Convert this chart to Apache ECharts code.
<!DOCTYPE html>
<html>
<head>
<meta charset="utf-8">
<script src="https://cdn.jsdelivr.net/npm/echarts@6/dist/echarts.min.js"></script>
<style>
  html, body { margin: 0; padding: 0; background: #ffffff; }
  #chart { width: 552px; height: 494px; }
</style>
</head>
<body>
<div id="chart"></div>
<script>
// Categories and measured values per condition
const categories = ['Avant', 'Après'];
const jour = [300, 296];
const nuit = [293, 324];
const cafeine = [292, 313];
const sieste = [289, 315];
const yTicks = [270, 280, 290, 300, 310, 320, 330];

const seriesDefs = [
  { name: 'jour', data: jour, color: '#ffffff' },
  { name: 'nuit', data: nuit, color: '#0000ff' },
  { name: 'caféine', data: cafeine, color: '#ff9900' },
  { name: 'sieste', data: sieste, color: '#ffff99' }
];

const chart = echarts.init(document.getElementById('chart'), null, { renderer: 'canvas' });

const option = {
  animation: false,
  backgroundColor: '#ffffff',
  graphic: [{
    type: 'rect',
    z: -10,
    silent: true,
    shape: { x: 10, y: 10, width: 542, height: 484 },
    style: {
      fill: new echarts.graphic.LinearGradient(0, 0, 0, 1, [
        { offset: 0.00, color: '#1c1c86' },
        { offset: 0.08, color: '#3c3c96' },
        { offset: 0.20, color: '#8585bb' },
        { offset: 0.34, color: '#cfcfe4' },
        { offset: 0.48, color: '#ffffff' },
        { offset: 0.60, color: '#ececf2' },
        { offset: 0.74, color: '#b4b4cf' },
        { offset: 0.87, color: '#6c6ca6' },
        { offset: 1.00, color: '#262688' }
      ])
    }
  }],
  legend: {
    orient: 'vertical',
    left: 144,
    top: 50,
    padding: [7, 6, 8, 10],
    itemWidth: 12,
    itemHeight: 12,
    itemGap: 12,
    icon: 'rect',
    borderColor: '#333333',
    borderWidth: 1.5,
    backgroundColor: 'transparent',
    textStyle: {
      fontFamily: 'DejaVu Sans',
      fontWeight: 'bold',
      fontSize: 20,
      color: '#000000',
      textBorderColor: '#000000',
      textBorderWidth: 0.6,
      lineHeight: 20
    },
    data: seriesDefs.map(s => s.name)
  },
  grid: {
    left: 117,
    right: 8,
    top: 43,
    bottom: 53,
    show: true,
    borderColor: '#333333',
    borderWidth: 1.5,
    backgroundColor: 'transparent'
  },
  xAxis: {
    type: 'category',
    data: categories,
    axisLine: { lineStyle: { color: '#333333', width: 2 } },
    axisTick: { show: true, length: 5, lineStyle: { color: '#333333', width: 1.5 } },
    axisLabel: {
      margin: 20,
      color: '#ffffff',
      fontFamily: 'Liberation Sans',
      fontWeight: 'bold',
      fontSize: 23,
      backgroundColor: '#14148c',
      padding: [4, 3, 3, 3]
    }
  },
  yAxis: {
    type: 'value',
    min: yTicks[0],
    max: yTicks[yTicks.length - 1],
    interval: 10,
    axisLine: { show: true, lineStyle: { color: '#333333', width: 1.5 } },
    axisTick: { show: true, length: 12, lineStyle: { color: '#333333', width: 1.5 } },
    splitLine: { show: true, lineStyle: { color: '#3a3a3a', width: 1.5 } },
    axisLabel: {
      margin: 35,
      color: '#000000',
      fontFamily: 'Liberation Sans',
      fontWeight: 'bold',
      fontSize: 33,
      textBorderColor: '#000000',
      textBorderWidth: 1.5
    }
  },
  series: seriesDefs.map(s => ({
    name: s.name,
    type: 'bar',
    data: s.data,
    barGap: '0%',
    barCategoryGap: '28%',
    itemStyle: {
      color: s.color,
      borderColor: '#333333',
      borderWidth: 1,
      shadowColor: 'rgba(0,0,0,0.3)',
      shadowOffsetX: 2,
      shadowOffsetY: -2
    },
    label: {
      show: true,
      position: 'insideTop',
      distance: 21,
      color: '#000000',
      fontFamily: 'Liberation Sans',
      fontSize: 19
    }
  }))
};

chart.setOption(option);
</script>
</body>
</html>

==

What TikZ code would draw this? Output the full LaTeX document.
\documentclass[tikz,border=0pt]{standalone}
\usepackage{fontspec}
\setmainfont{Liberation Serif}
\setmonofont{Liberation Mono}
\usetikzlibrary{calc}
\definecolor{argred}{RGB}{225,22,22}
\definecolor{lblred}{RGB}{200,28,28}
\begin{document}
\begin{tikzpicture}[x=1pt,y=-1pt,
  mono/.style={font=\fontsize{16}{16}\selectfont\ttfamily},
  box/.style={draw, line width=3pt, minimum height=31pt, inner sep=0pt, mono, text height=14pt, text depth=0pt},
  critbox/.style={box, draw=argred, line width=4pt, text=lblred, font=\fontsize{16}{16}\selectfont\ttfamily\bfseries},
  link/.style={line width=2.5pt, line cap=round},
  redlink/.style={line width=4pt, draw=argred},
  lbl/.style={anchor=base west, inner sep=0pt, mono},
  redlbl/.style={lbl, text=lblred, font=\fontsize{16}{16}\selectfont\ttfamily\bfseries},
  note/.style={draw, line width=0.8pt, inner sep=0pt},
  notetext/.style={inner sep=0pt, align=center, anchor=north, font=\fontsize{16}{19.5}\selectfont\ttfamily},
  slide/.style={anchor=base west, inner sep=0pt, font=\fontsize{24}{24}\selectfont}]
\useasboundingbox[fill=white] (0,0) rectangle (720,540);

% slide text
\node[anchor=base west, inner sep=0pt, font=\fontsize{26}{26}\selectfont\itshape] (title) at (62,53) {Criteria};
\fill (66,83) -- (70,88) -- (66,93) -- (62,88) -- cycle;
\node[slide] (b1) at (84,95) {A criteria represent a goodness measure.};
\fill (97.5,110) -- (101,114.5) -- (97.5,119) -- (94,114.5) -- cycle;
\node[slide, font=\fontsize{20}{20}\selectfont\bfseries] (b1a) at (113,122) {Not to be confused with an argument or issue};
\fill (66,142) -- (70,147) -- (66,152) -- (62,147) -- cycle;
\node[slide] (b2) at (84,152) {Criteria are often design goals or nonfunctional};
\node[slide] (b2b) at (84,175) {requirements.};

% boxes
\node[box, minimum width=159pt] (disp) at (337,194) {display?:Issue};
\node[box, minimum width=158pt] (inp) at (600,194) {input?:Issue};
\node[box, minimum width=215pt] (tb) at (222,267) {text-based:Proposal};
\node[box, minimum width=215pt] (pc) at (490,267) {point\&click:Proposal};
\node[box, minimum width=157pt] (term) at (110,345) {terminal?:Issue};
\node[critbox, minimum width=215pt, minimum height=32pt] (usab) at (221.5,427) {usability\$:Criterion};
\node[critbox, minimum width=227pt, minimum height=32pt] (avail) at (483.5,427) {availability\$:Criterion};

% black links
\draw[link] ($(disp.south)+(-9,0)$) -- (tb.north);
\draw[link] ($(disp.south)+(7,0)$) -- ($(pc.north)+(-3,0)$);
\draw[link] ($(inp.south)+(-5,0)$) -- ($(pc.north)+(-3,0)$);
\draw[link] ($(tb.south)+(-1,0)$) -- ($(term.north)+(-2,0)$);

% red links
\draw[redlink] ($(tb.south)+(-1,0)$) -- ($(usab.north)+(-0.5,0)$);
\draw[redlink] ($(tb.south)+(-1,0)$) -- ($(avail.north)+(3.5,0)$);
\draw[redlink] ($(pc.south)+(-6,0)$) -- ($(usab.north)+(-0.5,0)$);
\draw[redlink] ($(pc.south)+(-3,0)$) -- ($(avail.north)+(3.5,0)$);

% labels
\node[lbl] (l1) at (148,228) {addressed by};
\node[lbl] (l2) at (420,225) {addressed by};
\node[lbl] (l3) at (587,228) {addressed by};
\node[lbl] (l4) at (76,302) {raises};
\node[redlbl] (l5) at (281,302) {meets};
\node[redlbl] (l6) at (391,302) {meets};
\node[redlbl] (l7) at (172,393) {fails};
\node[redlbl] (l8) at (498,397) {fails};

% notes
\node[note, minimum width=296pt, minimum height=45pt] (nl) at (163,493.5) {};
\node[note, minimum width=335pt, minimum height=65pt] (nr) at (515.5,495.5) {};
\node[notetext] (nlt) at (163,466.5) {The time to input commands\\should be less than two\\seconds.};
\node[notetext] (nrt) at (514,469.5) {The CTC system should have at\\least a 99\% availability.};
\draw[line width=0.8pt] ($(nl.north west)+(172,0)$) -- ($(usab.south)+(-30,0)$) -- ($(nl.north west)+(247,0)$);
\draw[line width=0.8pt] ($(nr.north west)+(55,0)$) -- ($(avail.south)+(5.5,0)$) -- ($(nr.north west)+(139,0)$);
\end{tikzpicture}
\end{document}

* * *

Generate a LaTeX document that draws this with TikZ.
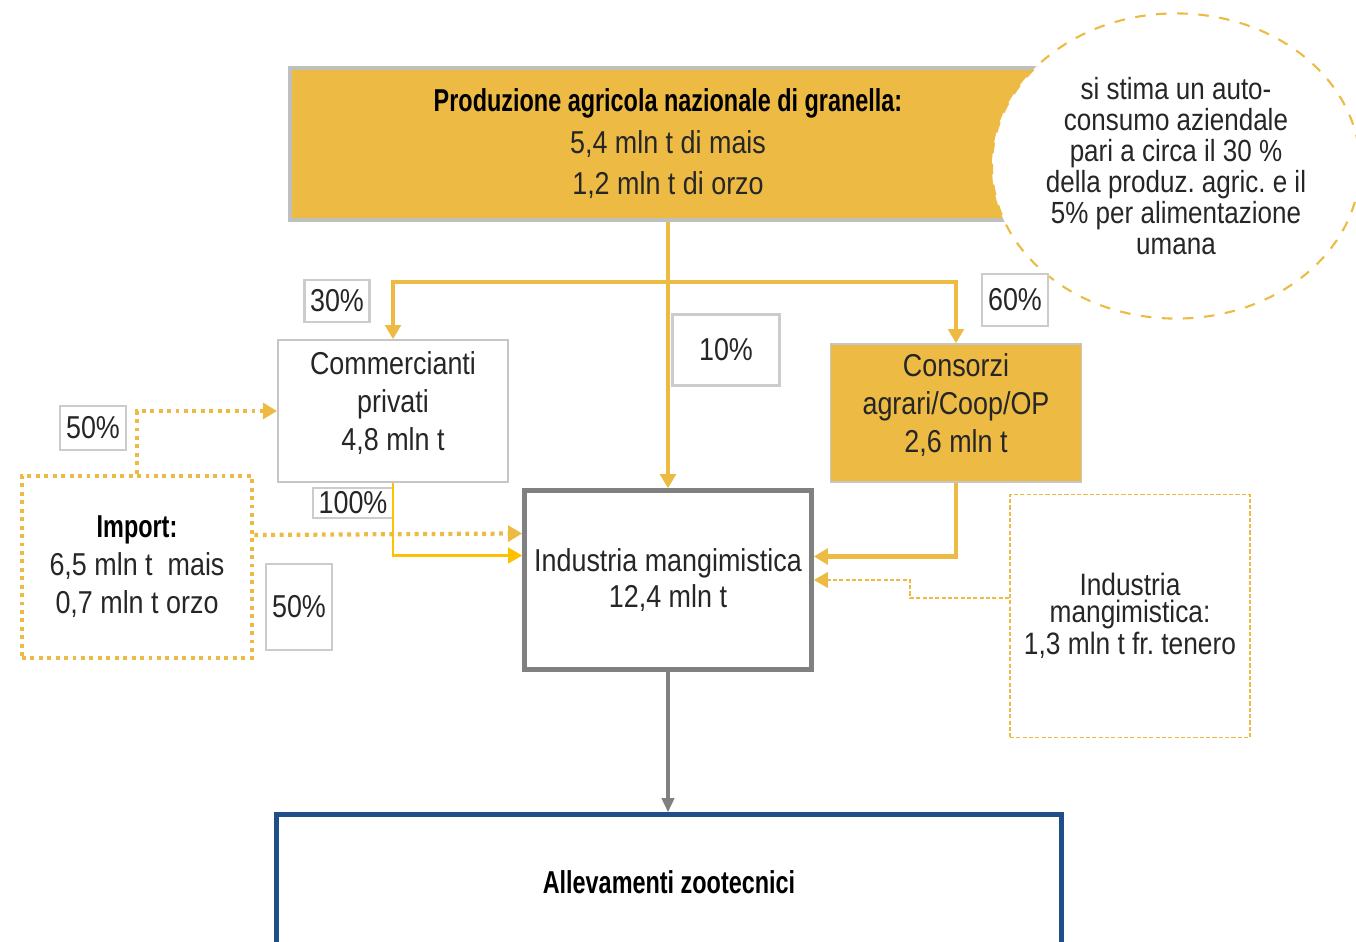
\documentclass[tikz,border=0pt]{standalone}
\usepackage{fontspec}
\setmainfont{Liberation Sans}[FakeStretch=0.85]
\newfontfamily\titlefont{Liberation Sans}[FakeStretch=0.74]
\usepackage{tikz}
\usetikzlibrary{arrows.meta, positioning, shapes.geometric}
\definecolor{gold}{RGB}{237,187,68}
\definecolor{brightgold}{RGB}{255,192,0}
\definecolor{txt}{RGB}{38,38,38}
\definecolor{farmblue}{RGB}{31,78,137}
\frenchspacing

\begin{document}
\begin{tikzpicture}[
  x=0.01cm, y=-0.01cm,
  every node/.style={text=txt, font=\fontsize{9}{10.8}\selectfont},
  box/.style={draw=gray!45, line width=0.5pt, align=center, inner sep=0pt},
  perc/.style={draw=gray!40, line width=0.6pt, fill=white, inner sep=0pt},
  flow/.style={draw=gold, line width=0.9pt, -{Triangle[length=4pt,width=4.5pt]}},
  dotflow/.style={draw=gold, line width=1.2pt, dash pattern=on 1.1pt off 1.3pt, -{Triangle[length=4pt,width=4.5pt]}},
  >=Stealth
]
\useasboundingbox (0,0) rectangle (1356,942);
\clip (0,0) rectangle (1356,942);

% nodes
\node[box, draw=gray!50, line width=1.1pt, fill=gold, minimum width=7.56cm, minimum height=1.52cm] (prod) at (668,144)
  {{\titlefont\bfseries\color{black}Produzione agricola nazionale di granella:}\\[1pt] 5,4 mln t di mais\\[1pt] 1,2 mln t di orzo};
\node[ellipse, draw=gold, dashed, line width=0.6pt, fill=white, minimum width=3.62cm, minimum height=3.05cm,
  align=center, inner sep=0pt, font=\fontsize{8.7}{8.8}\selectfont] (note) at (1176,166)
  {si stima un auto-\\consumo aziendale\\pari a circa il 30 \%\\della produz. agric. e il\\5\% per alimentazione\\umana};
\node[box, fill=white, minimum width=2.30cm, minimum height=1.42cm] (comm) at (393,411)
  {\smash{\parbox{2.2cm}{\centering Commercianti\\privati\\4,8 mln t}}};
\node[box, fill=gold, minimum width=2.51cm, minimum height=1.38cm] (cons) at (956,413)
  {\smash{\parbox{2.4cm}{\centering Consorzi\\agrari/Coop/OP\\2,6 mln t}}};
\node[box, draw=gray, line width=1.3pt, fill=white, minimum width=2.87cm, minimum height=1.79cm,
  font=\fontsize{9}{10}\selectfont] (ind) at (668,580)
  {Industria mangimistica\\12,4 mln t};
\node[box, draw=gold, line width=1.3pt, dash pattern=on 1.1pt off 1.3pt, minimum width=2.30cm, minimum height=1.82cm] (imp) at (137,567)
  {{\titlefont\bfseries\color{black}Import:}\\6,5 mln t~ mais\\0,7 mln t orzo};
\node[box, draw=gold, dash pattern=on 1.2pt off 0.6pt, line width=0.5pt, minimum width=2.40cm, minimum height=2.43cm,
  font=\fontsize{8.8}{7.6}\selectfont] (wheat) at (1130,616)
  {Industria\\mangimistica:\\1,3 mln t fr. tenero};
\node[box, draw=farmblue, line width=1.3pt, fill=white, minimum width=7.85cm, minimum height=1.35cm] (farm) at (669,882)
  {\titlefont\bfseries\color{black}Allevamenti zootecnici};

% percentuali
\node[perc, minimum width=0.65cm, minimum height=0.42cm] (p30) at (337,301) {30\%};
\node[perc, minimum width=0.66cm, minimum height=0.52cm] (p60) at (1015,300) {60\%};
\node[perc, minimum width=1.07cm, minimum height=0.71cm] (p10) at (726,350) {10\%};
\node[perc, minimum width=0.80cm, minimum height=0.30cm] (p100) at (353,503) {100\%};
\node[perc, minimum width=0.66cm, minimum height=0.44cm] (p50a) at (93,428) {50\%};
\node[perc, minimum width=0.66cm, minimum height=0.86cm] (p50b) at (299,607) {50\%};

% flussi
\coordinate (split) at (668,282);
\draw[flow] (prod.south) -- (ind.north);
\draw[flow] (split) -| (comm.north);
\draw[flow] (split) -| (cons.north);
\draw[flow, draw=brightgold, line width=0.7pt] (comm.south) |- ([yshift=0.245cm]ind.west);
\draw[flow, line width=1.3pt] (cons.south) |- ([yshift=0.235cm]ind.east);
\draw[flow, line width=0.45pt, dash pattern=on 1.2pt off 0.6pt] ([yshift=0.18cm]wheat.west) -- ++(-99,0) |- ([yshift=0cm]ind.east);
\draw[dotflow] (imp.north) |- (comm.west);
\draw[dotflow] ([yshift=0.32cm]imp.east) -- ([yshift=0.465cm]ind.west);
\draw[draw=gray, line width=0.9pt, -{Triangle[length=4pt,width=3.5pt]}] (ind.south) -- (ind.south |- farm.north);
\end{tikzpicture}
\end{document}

SHORT EXERCISE:
Select all lines in the listing above where the word "this" appears, and show them.

EXERCISE ANSWER:
Convert this chart to Apache ECharts code.
What TikZ code would draw this? Output the full LaTeX document.
Generate a LaTeX document that draws this with TikZ.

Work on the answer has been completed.